# Work to do
Drop the pictures and give back word for word the lines from the line holding "What React, TypeScript" to the line holding "const categoryPositions = [1, 2];", both included.

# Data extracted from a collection
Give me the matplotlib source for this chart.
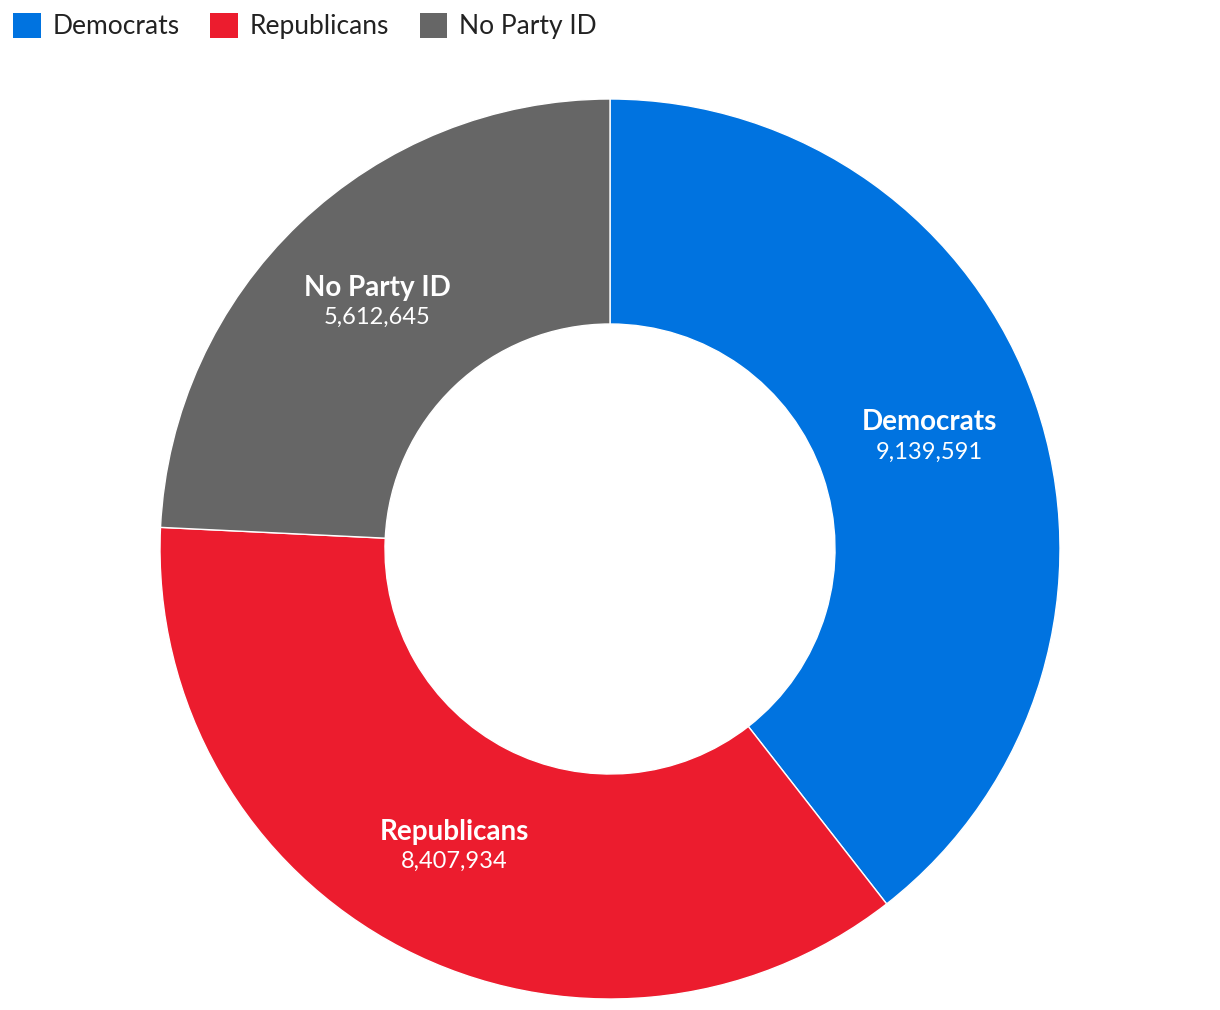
import matplotlib
matplotlib.use("Agg")
import matplotlib.pyplot as plt
from matplotlib.patches import Patch
import numpy as np

categories = ["Democrats", "Republicans", "No Party ID"]
values = [9139591, 8407934, 5612645]
colors = ["#0073E0", "#EC1C2E", "#666666"]

plt.rcParams['font.family'] = ['Lato', 'DejaVu Sans']

W, H = 1220, 1010
fig = plt.figure(figsize=(W / 100, H / 100), dpi=100)
ax = fig.add_axes([0, 0, 1, 1])

cx, cy = 610, H - 549
R, w = 450, 225
wedges, _ = ax.pie(values, colors=colors, startangle=90, counterclock=False,
                   center=(cx, cy), radius=R, frame=True,
                   wedgeprops=dict(width=w, edgecolor='white', linewidth=1))
ax.set_xlim(0, W)
ax.set_ylim(0, H)
ax.set_aspect('equal')
ax.axis('off')

for wdg, name, v in zip(wedges, categories, values):
    ang = np.deg2rad((wdg.theta1 + wdg.theta2) / 2)
    r = R - w / 2
    x = cx + r * np.cos(ang)
    y = cy + r * np.sin(ang)
    ax.text(x, y + 17, name, ha='center', va='center', color='white',
            fontsize=20, fontweight='bold')
    ax.text(x, y - 13, f"{v:,}", ha='center', va='center', color='white',
            fontsize=17)

handles = [Patch(facecolor=c, edgecolor='none') for c in colors]
fig.legend(handles, categories, loc='upper left', bbox_to_anchor=(0.0, 1.0),
           ncol=3, frameon=False, fontsize=19, handlelength=1.05, handleheight=1.05,
           handletextpad=0.45, columnspacing=1.15, borderaxespad=0.0,
           borderpad=0.5, labelcolor='#222222')

fig.savefig("out.png", dpi=100)
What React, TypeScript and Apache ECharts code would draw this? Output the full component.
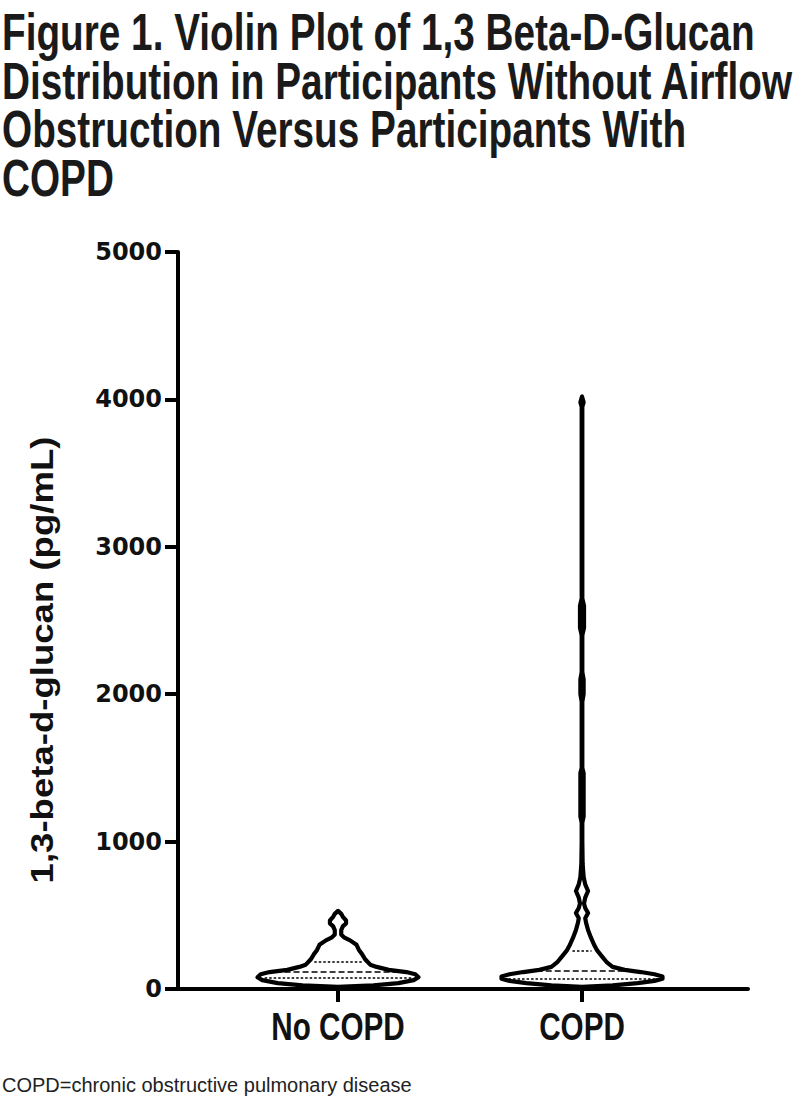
import React, { useEffect, useRef } from 'react';
import * as echarts from 'echarts';

// ---------- data ----------
const categories = ['No COPD', 'COPD'];
const categoryPositions = [1, 2];

// violin profiles: y value (pg/mL) and relative density (0..1)
const noCopdValues = [15, 25, 40, 60, 80, 100, 115, 130, 150, 165, 200, 235, 265, 300, 330, 350, 370, 400, 425, 445, 465, 490, 510, 530];
const noCopdDensity = [0, 0.44, 0.75, 0.94, 1, 0.96, 0.85, 0.63, 0.48, 0.4, 0.34, 0.3, 0.26, 0.23, 0.15, 0.075, 0.04, 0.04, 0.06, 0.1, 0.1, 0.06, 0.04, 0];

const copdValues = [15, 25, 40, 55, 70, 85, 100, 115, 130, 150, 180, 220, 260, 300, 350, 400, 450, 480, 515, 550, 580, 620, 665, 710, 760, 850, 1000, 1130, 1170, 1215, 1240, 1350, 1465, 1500, 1950, 2000, 2100, 2150, 2400, 2450, 2600, 2650, 3950, 3980, 4020];
const copdDensity = [0, 0.38, 0.69, 0.9, 1, 1, 0.9, 0.73, 0.53, 0.38, 0.31, 0.25, 0.19, 0.15, 0.11, 0.075, 0.05, 0.04, 0.075, 0.04, 0.025, 0.04, 0.075, 0.04, 0.02, 0.008, 0.004, 0.004, 0.02, 0.02, 0.02, 0.02, 0.02, 0.004, 0.004, 0.02, 0.02, 0.004, 0.004, 0.025, 0.025, 0.004, 0.004, 0.02, 0];

// quartiles: Q1, median, Q3
const noCopdQuartiles = [75, 115, 183];
const copdQuartiles = [68, 122, 258];

const yMin = 0;
const yMax = 5000;
const yInterval = 1000;

const titleLines = [
  'Figure 1. Violin Plot of 1,3 Beta-D-Glucan',
  'Distribution in Participants Without Airflow',
  'Obstruction Versus Participants With',
  'COPD',
];
const yAxisTitle = '1,3-beta-d-glucan (pg/mL)';
const footnote = 'COPD=chronic obstructive pulmonary disease';

// ---------- chart ----------
const profiles = [
  { values: noCopdValues, density: noCopdDensity, quartiles: noCopdQuartiles },
  { values: copdValues, density: copdDensity, quartiles: copdQuartiles },
];

const HALF_WIDTH = 0.33; // x-axis units at density 1
const FONT = '"Liberation Sans", Arial, sans-serif';

function interp(values: number[], dens: number[], v: number) {
  if (v <= values[0]) return dens[0];
  for (let i = 1; i < values.length; i++) {
    if (v <= values[i]) {
      const t = (v - values[i - 1]) / (values[i] - values[i - 1]);
      return dens[i - 1] + t * (dens[i] - dens[i - 1]);
    }
  }
  return dens[dens.length - 1];
}

export default function App() {
  const ref = useRef<HTMLDivElement>(null);
  useEffect(() => {
    if (!ref.current) return;
    const chart = echarts.init(ref.current, null, { renderer: 'svg' });
    const option: any = {
      animation: false,
      backgroundColor: '#fff',
      grid: { left: 178, top: 252, right: 52, bottom: 126, containLabel: false },
      xAxis: {
        type: 'value',
        min: 0.3443,
        max: 2.6803,
        splitLine: { show: false },
        axisLine: { show: true, onZero: false, lineStyle: { color: '#000', width: 4 } },
        axisTick: { show: true, customValues: categoryPositions, length: 13, lineStyle: { color: '#000', width: 4 } },
        axisLabel: { show: false },
      },
      yAxis: {
        type: 'value',
        min: yMin,
        max: yMax,
        interval: yInterval,
        splitLine: { show: false },
        axisLine: { show: true, lineStyle: { color: '#000', width: 4 } },
        axisTick: { show: true, length: 13, lineStyle: { color: '#000', width: 4 } },
        axisLabel: {
          margin: 16,
          color: '#111',
          formatter: (v: number) => String(v),
          fontFamily: '"DejaVu Sans", sans-serif',
          fontWeight: 'bold',
          fontSize: 24,
        },
      },
      series: [
        {
          type: 'custom',
          coordinateSystem: 'cartesian2d',
          data: categoryPositions.map((p, i) => [p, i]),
          clip: false,
          renderItem: (params: any, api: any) => {
            const idx = params.dataIndex;
            const prof = profiles[idx];
            const xc = api.value(0);
            const right: number[][] = [];
            const left: number[][] = [];
            for (let i = 0; i < prof.values.length; i++) {
              const hw = prof.density[i] * HALF_WIDTH;
              right.push(api.coord([xc + hw, prof.values[i]]));
              left.push(api.coord([xc - hw, prof.values[i]]));
            }
            const points = right.concat(left.reverse());
            const pxPerUnit = api.size([1, 0])[0];
            const children: any[] = [
              {
                type: 'polygon',
                shape: { points },
                style: { fill: '#fff', stroke: '#000', lineWidth: 4.2, lineJoin: 'round' },
              },
            ];
            prof.quartiles.forEach((q: number, qi: number) => {
              const d = interp(prof.values, prof.density, q);
              const half = Math.max(0, d * HALF_WIDTH * pxPerUnit - 6);
              const c = api.coord([xc, q]);
              children.push({
                type: 'line',
                shape: { x1: c[0] - half, y1: c[1], x2: c[0] + half, y2: c[1] },
                style: {
                  stroke: '#000',
                  lineWidth: 1.6,
                  lineDash: qi === 1 ? [6, 3] : [2.5, 2],
                },
              });
            });
            // category label under the axis
            const base = api.coord([xc, yMin]);
            children.push({
              type: 'text',
              x: base[0],
              y: base[1] + 38,
              scaleX: 0.78,
              style: {
                text: categories[idx],
                fontFamily: FONT,
                fontWeight: 'bold',
                fontSize: 38,
                fill: '#111',
                align: 'center',
                verticalAlign: 'middle',
              },
            });
            return { type: 'group', children };
          },
        },
      ],
      graphic: [
        ...titleLines.map((t, i) => ({
          type: 'text',
          x: 2,
          y: 32 + i * 48.5,
          scaleX: 0.745,
          style: {
            text: t,
            fontFamily: FONT,
            fontWeight: 'bold',
            fontSize: 52,
            fill: '#1a1a1a',
            verticalAlign: 'middle',
            align: 'left',
          },
        })),
        {
          type: 'text',
          x: 42,
          y: 660,
          rotation: Math.PI / 2,
          scaleX: 1.18,
          style: {
            text: yAxisTitle,
            fontFamily: FONT,
            fontWeight: 'bold',
            fontSize: 31,
            fill: '#111',
            align: 'center',
            verticalAlign: 'middle',
          },
        },
        {
          type: 'text',
          x: 2,
          y: 1085,
          style: {
            text: footnote,
            fontFamily: FONT,
            fontSize: 20,
            fill: '#222',
            align: 'left',
            verticalAlign: 'middle',
          },
        },
      ],
    };
    chart.setOption(option);
    return () => chart.dispose();
  }, []);
  return (
    <div
      ref={ref}
      style={{ position: 'fixed', left: 0, top: 0, width: 800, height: 1115, background: '#fff' }}
    />
  );
}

# Response for this exercise
What React, TypeScript and Apache ECharts code would draw this? Output the full component.
import React, { useEffect, useRef } from 'react';
import * as echarts from 'echarts';

// ---------- data ----------
const categories = ['No COPD', 'COPD'];
const categoryPositions = [1, 2];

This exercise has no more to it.